▶ [Task statement]: Skip all pictures. Write out the data below from its first line through the line that contains "const colors = ['#F8766D', '#7CAE00', '#00BFC4', '#C77CFF'];".
-- Information supplied start --
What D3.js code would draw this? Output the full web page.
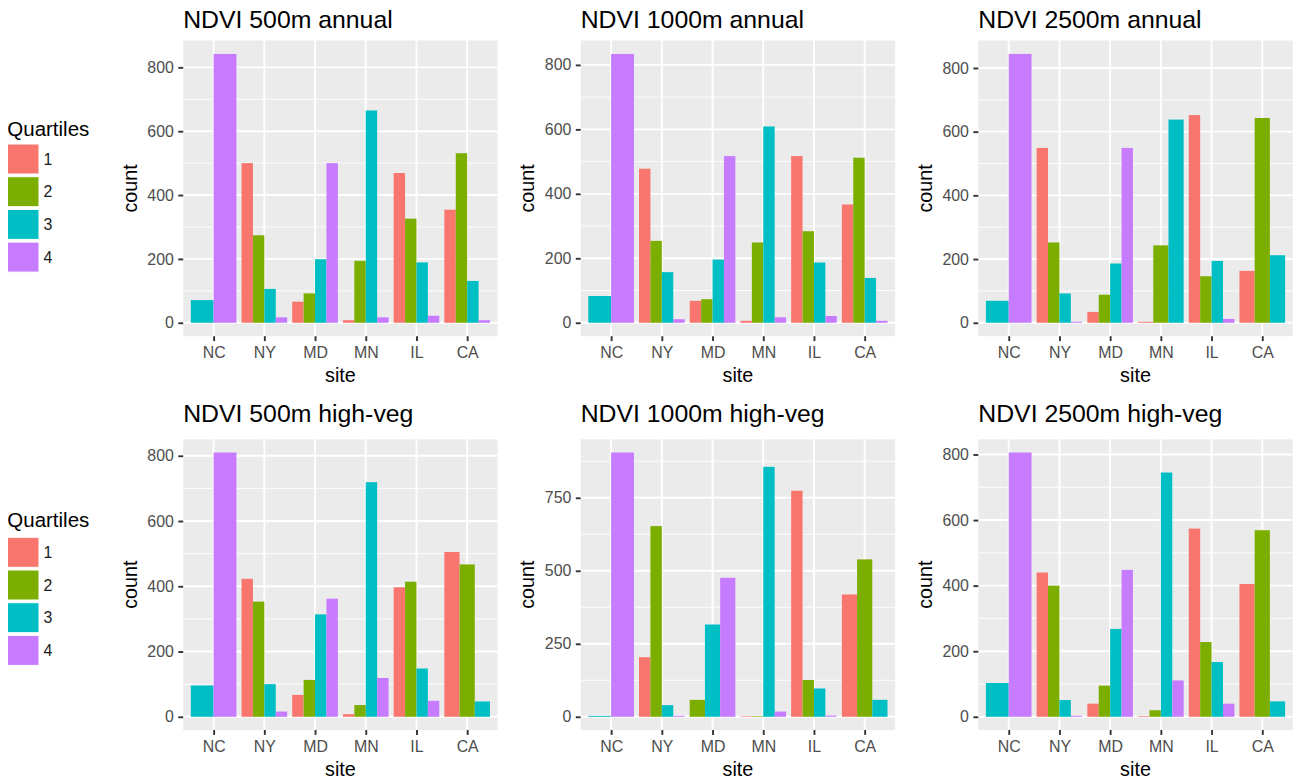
<!DOCTYPE html>
<html>
<head>
<meta charset="utf-8">
<script src="https://cdn.jsdelivr.net/npm/d3@7"></script>
<style>
  body { margin: 0; background: #fff; }
  text { font-family: "Liberation Sans", Arial, sans-serif; }
</style>
</head>
<body>
<div id="chart"></div>
<script>

const sites = ['NC', 'NY', 'MD', 'MN', 'IL', 'CA'];
const quartiles = ['1', '2', '3', '4'];
const colors = ['#F8766D', '#7CAE00', '#00BFC4', '#C77CFF'];

// rows = quartile 1..4, columns = site; null means that quartile has no bar at the site
const annual500 = [
  [null, 500, 66, 8, 469, 354],
  [null, 274, 92, 194, 326, 531],
  [71, 106, 199, 665, 189, 131],
  [842, 17, 500, 17, 22, 8]
];
const annual1000 = [
  [null, 478, 68, 6, 517, 367],
  [null, 254, 73, 249, 284, 512],
  [83, 157, 196, 609, 187, 139],
  [834, 11, 517, 17, 21, 6]
];
const annual2500 = [
  [null, 549, 34, 3, 652, 163],
  [null, 252, 88, 243, 146, 643],
  [69, 92, 186, 638, 194, 212],
  [844, 3, 549, null, 12, null]
];
const highveg500 = [
  [null, 423, 67, 8, 397, 505],
  [null, 353, 113, 36, 414, 467],
  [96, 100, 314, 719, 148, 47],
  [810, 16, 362, 119, 49, null]
];
const highveg1000 = [
  [null, 204, null, 2, 774, 419],
  [null, 653, 58, 2, 126, 539],
  [3, 40, 316, 856, 97, 58],
  [905, 3, 476, 18, 4, null]
];
const highveg2500 = [
  [null, 440, 40, 2, 574, 405],
  [null, 400, 95, 20, 228, 569],
  [103, 51, 268, 745, 167, 47],
  [806, 3, 448, 111, 40, null]
];

const ticksBy200 = [0, 200, 400, 600, 800];
const ticksBy250 = [0, 250, 500, 750];

const titles = ['NDVI 500m annual', 'NDVI 1000m annual', 'NDVI 2500m annual',
                'NDVI 500m high-veg', 'NDVI 1000m high-veg', 'NDVI 2500m high-veg'];
const panelData = [annual500, annual1000, annual2500, highveg500, highveg1000, highveg2500];
const panelTicks = [ticksBy200, ticksBy200, ticksBy200, ticksBy200, ticksBy250, ticksBy200];

const width = 1298;
const height = 783;
const colLeft = [183.2, 580.7, 978.3];
const plotWidth = 314.4;
const rows = [
  {top: 40.5, bottom: 336.2, titleY: 27.8, legendTitleY: 135.5, keyTop: 144},
  {top: 439.3, bottom: 730, titleY: 421.7, legendTitleY: 527, keyTop: 537.3}
];

const svg = d3.select('#chart')
              .append('svg')
              .attr('width', width)
              .attr('height', height);

svg.append('rect')
   .attr('width', width)
   .attr('height', height)
   .attr('fill', '#fff');

const drawPanel = (idx) => {
  const data = panelData[idx];
  const row = rows[Math.floor(idx / 3)];
  const left = colLeft[idx % 3];
  const right = left + plotWidth;
  const maxVal = d3.max(data.flat().filter((d) => d !== null));
  const majors = panelTicks[idx];

  const x = d3.scalePoint()
              .domain(sites)
              .range([left, right])
              .padding(0.6);
  const step = x.step();

  const y = d3.scaleLinear()
              .domain([-0.05 * maxVal, 1.05 * maxVal])
              .range([row.bottom, row.top]);

  const g = svg.append('g');

  g.append('rect')
   .attr('x', left)
   .attr('y', row.top)
   .attr('width', plotWidth)
   .attr('height', row.bottom - row.top)
   .attr('fill', '#EBEBEB');

  // minor grid lines halfway between breaks
  const gap = majors[1] - majors[0];
  const minors = [majors[0] - gap / 2].concat(majors.map((d) => d + gap / 2))
                   .filter((d) => d > y.domain()[0] && d < y.domain()[1]);

  g.selectAll('.minor')
   .data(minors)
   .enter()
   .append('line')
   .attr('x1', left)
   .attr('x2', right)
   .attr('y1', (d) => y(d))
   .attr('y2', (d) => y(d))
   .attr('stroke', '#fff')
   .attr('stroke-width', 0.9);

  g.selectAll('.major')
   .data(majors)
   .enter()
   .append('line')
   .attr('x1', left)
   .attr('x2', right)
   .attr('y1', (d) => y(d))
   .attr('y2', (d) => y(d))
   .attr('stroke', '#fff')
   .attr('stroke-width', 1.9);

  g.selectAll('.vgrid')
   .data(sites)
   .enter()
   .append('line')
   .attr('x1', (d) => x(d))
   .attr('x2', (d) => x(d))
   .attr('y1', row.top)
   .attr('y2', row.bottom)
   .attr('stroke', '#fff')
   .attr('stroke-width', 1.9);

  // dodged bars: the 0.9 wide slot is shared by the quartiles present at each site
  const bars = [];
  sites.forEach((site, i) => {
    const present = quartiles.map((q, k) => k).filter((k) => data[k][i] !== null);
    const bw = 0.9 * step / present.length;
    present.forEach((k, j) => {
      bars.push({site: site, q: k, value: data[k][i], x0: x(site) - 0.45 * step + j * bw, w: bw});
    });
  });

  g.selectAll('.bar')
   .data(bars)
   .enter()
   .append('rect')
   .attr('x', (d) => d.x0)
   .attr('y', (d) => y(d.value))
   .attr('width', (d) => d.w)
   .attr('height', (d) => y(0) - y(d.value))
   .attr('fill', (d) => colors[d.q]);

  const yAxis = d3.axisLeft(y)
                  .tickValues(majors)
                  .tickSize(4.9)
                  .tickPadding(4.5);
  const xAxis = d3.axisBottom(x)
                  .tickSize(4.9)
                  .tickPadding(5.5);

  const ya = g.append('g')
              .attr('transform', 'translate(' + left + ', 0)')
              .call(yAxis);
  const xa = g.append('g')
              .attr('transform', 'translate(0, ' + row.bottom + ')')
              .call(xAxis);

  [ya, xa].forEach((a) => {
    a.select('.domain').remove();
    a.selectAll('line').attr('stroke', '#333333').attr('stroke-width', 1.9);
    a.selectAll('text')
     .attr('fill', '#4D4D4D')
     .style('font-size', '15.9px')
     .style('font-family', '"Liberation Sans", Arial, sans-serif');
  });

  g.append('text')
   .attr('x', left)
   .attr('y', row.titleY)
   .style('font-size', '24.8px')
   .attr('fill', '#000')
   .text(titles[idx]);

  g.append('text')
   .attr('transform', 'translate(' + (left - 46.3) + ', ' + ((row.top + row.bottom) / 2) + ') rotate(-90)')
   .attr('text-anchor', 'middle')
   .style('font-size', '19.8px')
   .text('count');

  g.append('text')
   .attr('x', (left + right) / 2)
   .attr('y', row.bottom + 46)
   .attr('text-anchor', 'middle')
   .style('font-size', '19.8px')
   .text('site');
};

const drawLegend = (row) => {
  const g = svg.append('g');
  g.append('text')
   .attr('x', 7.3)
   .attr('y', row.legendTitleY)
   .style('font-size', '20.5px')
   .text('Quartiles');

  const keyStep = 32.7;
  g.selectAll('.key')
   .data(quartiles)
   .enter()
   .append('rect')
   .attr('x', 7.5)
   .attr('y', (d, i) => row.keyTop + i * keyStep)
   .attr('width', 31.5)
   .attr('height', 30)
   .attr('fill', (d, i) => colors[i])
   .attr('stroke', '#fff')
   .attr('stroke-width', 1);

  g.selectAll('.label')
   .data(quartiles)
   .enter()
   .append('text')
   .attr('x', 43.5)
   .attr('y', (d, i) => row.keyTop + i * keyStep + 15)
   .attr('dy', '0.35em')
   .style('font-size', '15.9px')
   .attr('fill', '#1a1a1a')
   .text((d) => d);
};

panelData.forEach((d, i) => drawPanel(i));
rows.forEach((r) => drawLegend(r));

</script>
</body>
</html>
-- Information supplied end --
▶ [Result for this exercise]:
What D3.js code would draw this? Output the full web page.
<!DOCTYPE html>
<html>
<head>
<meta charset="utf-8">
<script src="https://cdn.jsdelivr.net/npm/d3@7"></script>
<style>
  body { margin: 0; background: #fff; }
  text { font-family: "Liberation Sans", Arial, sans-serif; }
</style>
</head>
<body>
<div id="chart"></div>
<script>

const sites = ['NC', 'NY', 'MD', 'MN', 'IL', 'CA'];
const quartiles = ['1', '2', '3', '4'];
const colors = ['#F8766D', '#7CAE00', '#00BFC4', '#C77CFF'];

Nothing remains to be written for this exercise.